What you are asked to do -
Retype exactly what runs from the first line of the data to the line with "const yTicks = [8, 16, 32];", keeping both of those lines and skipping pictures.

Data lines -
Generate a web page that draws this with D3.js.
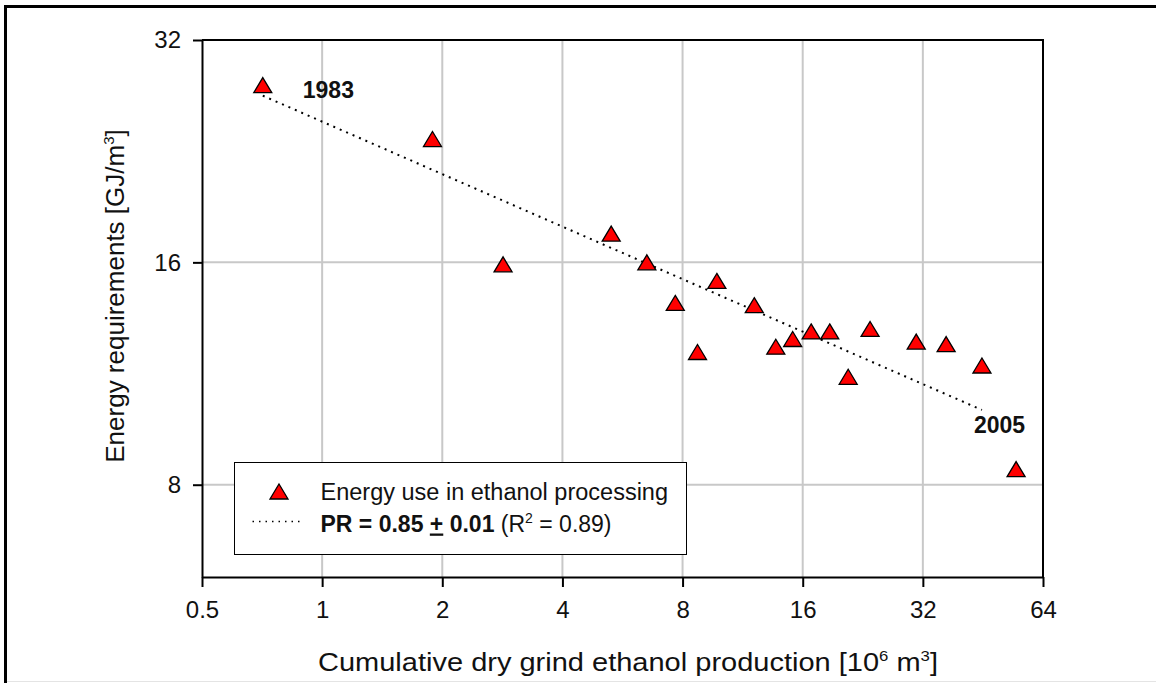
<!DOCTYPE html>
<html>
<head>
<meta charset="utf-8">
<script src="https://cdn.jsdelivr.net/npm/d3@7"></script>
<style>
  body { margin: 0; background: #fff; }
  svg { display: block; font-family: Arial, "Liberation Sans", sans-serif; }
</style>
</head>
<body>
<div id="chart"></div>
<script>
// cumulative production [10^6 m3] and energy use [GJ/m3]
const production = [0.71, 1.89, 2.84, 5.30, 6.51, 7.67, 8.72, 9.75, 12.1, 13.7,
                    15.1, 16.8, 18.7, 20.8, 23.6, 30.8, 36.6, 45.0, 54.8];
const energy = [27.8, 23.5, 15.9, 17.5, 16.0, 14.1, 12.1, 15.1, 14.0, 12.3,
                12.6, 12.9, 12.9, 11.2, 13.0, 12.5, 12.4, 11.6, 8.4];

// trend line end points (PR = 0.85)
const fitX = [0.71, 45];
const fitY = [26.9, 10.1];

const xTicks = [0.5, 1, 2, 4, 8, 16, 32, 64];
const yTicks = [8, 16, 32];

const width = 1156, height = 683;
const plotLeft = 202, plotRight = 1043, plotTop = 40, plotBottom = 577;

const svg = d3.select("#chart")
    .append("svg")
    .attr("width", width)
    .attr("height", height)
;

// page frame (left + top edge, faint bottom edge)
svg.append("line")
    .attr("x1", 5.5).attr("x2", 5.5).attr("y1", 5).attr("y2", height)
    .style("stroke", "#000").style("stroke-width", 3);
svg.append("line")
    .attr("x1", 4).attr("x2", width).attr("y1", 6.5).attr("y2", 6.5)
    .style("stroke", "#000").style("stroke-width", 3);
svg.append("line")
    .attr("x1", 7).attr("x2", width).attr("y1", 681.5).attr("y2", 681.5)
    .style("stroke", "#e4e4e4").style("stroke-width", 1);

const x = d3.scaleLog().base(2)
    .domain([0.5, 64])
    .range([plotLeft, plotRight]);

const y = d3.scaleLog().base(2)
    .domain([6, 32])
    .range([plotBottom, plotTop]);

// grid
svg.append("g")
    .selectAll("line")
    .data(xTicks.slice(1, -1))
    .join("line")
    .attr("x1", d => x(d)).attr("x2", d => x(d))
    .attr("y1", plotTop).attr("y2", plotBottom)
    .style("stroke", "#c8c8c8").style("stroke-width", 2)
;
svg.append("g")
    .selectAll("line")
    .data(yTicks.slice(0, -1))
    .join("line")
    .attr("x1", plotLeft).attr("x2", plotRight)
    .attr("y1", d => y(d)).attr("y2", d => y(d))
    .style("stroke", "#c8c8c8").style("stroke-width", 2)
;

// top and right frame
svg.append("path")
    .attr("d", `M${plotLeft},${plotTop}H${plotRight}V${plotBottom}`)
    .style("fill", "none").style("stroke", "#000").style("stroke-width", 2);

const xAxis = svg.append("g")
    .attr("transform", `translate(0,${plotBottom})`)
    .call(d3.axisBottom(x).tickValues(xTicks).tickFormat(d => d).tickSize(10).tickSizeOuter(0).tickPadding(14));

const yAxis = svg.append("g")
    .attr("transform", `translate(${plotLeft},0)`)
    .call(d3.axisLeft(y).tickValues(yTicks).tickFormat(d => d).tickSize(9).tickSizeOuter(0).tickPadding(12));

[xAxis, yAxis].forEach(a => {
    a.select(".domain").style("stroke", "#000").style("stroke-width", 2);
    a.selectAll(".tick line").style("stroke", "#000").style("stroke-width", 2);
    a.selectAll(".tick text")
        .style("font-family", "Arial, 'Liberation Sans', sans-serif")
        .style("font-size", "24px")
        .style("fill", "#111");
});

// trend line
const line = d3.line()
    .x(d => x(d[0]))
    .y(d => y(d[1]));

svg.append("path")
    .datum(d3.zip(fitX, fitY))
    .attr("d", line)
    .style("fill", "none")
    .style("stroke", "#000")
    .style("stroke-width", 2)
    .style("stroke-dasharray", "2 5");

// triangle centered on its bounding box
const tri = "M0,-7.5L9,7.5L-9,7.5Z";

svg.append("g")
    .selectAll("path")
    .data(d3.zip(production, energy))
    .join("path")
    .attr("d", tri)
    .attr("transform", d => `translate(${x(d[0])},${y(d[1])})`)
    .style("fill", "#f00")
    .style("stroke", "#000")
    .style("stroke-width", 1.3)
;

// year labels
svg.append("text")
    .attr("x", x(production[0]) + 40)
    .attr("y", y(energy[0]) + 13)
    .style("font-size", "23px").style("font-weight", "bold").style("fill", "#111")
    .text("1983");
svg.append("text")
    .attr("x", x(fitX[1]) - 8)
    .attr("y", y(fitY[1]) + 23)
    .style("font-size", "23px").style("font-weight", "bold").style("fill", "#111")
    .text("2005");

// axis titles
const xTitle = svg.append("text")
    .attr("x", 628).attr("y", 671)
    .attr("text-anchor", "middle")
    .attr("textLength", 620)
    .attr("lengthAdjust", "spacingAndGlyphs")
    .style("font-size", "26px").style("fill", "#111");
xTitle.append("tspan").text("Cumulative dry grind ethanol production [10");
xTitle.append("tspan").attr("dy", -10).style("font-size", "15px").text("6");
xTitle.append("tspan").attr("dy", 10).text(" m");
xTitle.append("tspan").attr("dy", -10).style("font-size", "15px").text("3");
xTitle.append("tspan").attr("dy", 10).text("]");

const yTitle = svg.append("text")
    .attr("transform", "translate(124,296) rotate(-90)")
    .attr("text-anchor", "middle")
    .style("font-size", "26px").style("fill", "#111");
yTitle.append("tspan").text("Energy requirements [GJ/m");
yTitle.append("tspan").attr("dy", -10).style("font-size", "15px").text("3");
yTitle.append("tspan").attr("dy", 10).text("]");

// legend
const legend = svg.append("g").attr("transform", "translate(234.5,462.5)");
legend.append("rect")
    .attr("width", 452).attr("height", 92)
    .style("fill", "#fff").style("stroke", "#000").style("stroke-width", 1);
legend.append("path")
    .attr("d", tri)
    .attr("transform", "translate(44.5,29)")
    .style("fill", "#f00").style("stroke", "#000").style("stroke-width", 1.3);
legend.append("text")
    .attr("x", 86).attr("y", 37)
    .style("font-size", "23.5px").style("fill", "#111")
    .text("Energy use in ethanol processing");
legend.append("line")
    .attr("x1", 18).attr("x2", 70).attr("y1", 59).attr("y2", 59)
    .style("stroke", "#000").style("stroke-width", 1.5).style("stroke-dasharray", "1.5 5");
const pr = legend.append("text")
    .attr("x", 86).attr("y", 69)
    .style("font-size", "23px").style("fill", "#111");
pr.append("tspan").style("font-weight", "bold").text("PR = 0.85 ");
pr.append("tspan").style("font-weight", "bold").style("text-decoration", "underline").text("+");
pr.append("tspan").style("font-weight", "bold").text(" 0.01");
pr.append("tspan").text(" (R");
pr.append("tspan").attr("dy", -9).style("font-size", "14px").text("2");
pr.append("tspan").attr("dy", 9).text(" = 0.89)");
</script>
</body>
</html>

Answer for this exercise -
Generate a web page that draws this with D3.js.
<!DOCTYPE html>
<html>
<head>
<meta charset="utf-8">
<script src="https://cdn.jsdelivr.net/npm/d3@7"></script>
<style>
  body { margin: 0; background: #fff; }
  svg { display: block; font-family: Arial, "Liberation Sans", sans-serif; }
</style>
</head>
<body>
<div id="chart"></div>
<script>
// cumulative production [10^6 m3] and energy use [GJ/m3]
const production = [0.71, 1.89, 2.84, 5.30, 6.51, 7.67, 8.72, 9.75, 12.1, 13.7,
                    15.1, 16.8, 18.7, 20.8, 23.6, 30.8, 36.6, 45.0, 54.8];
const energy = [27.8, 23.5, 15.9, 17.5, 16.0, 14.1, 12.1, 15.1, 14.0, 12.3,
                12.6, 12.9, 12.9, 11.2, 13.0, 12.5, 12.4, 11.6, 8.4];

// trend line end points (PR = 0.85)
const fitX = [0.71, 45];
const fitY = [26.9, 10.1];

const xTicks = [0.5, 1, 2, 4, 8, 16, 32, 64];
const yTicks = [8, 16, 32];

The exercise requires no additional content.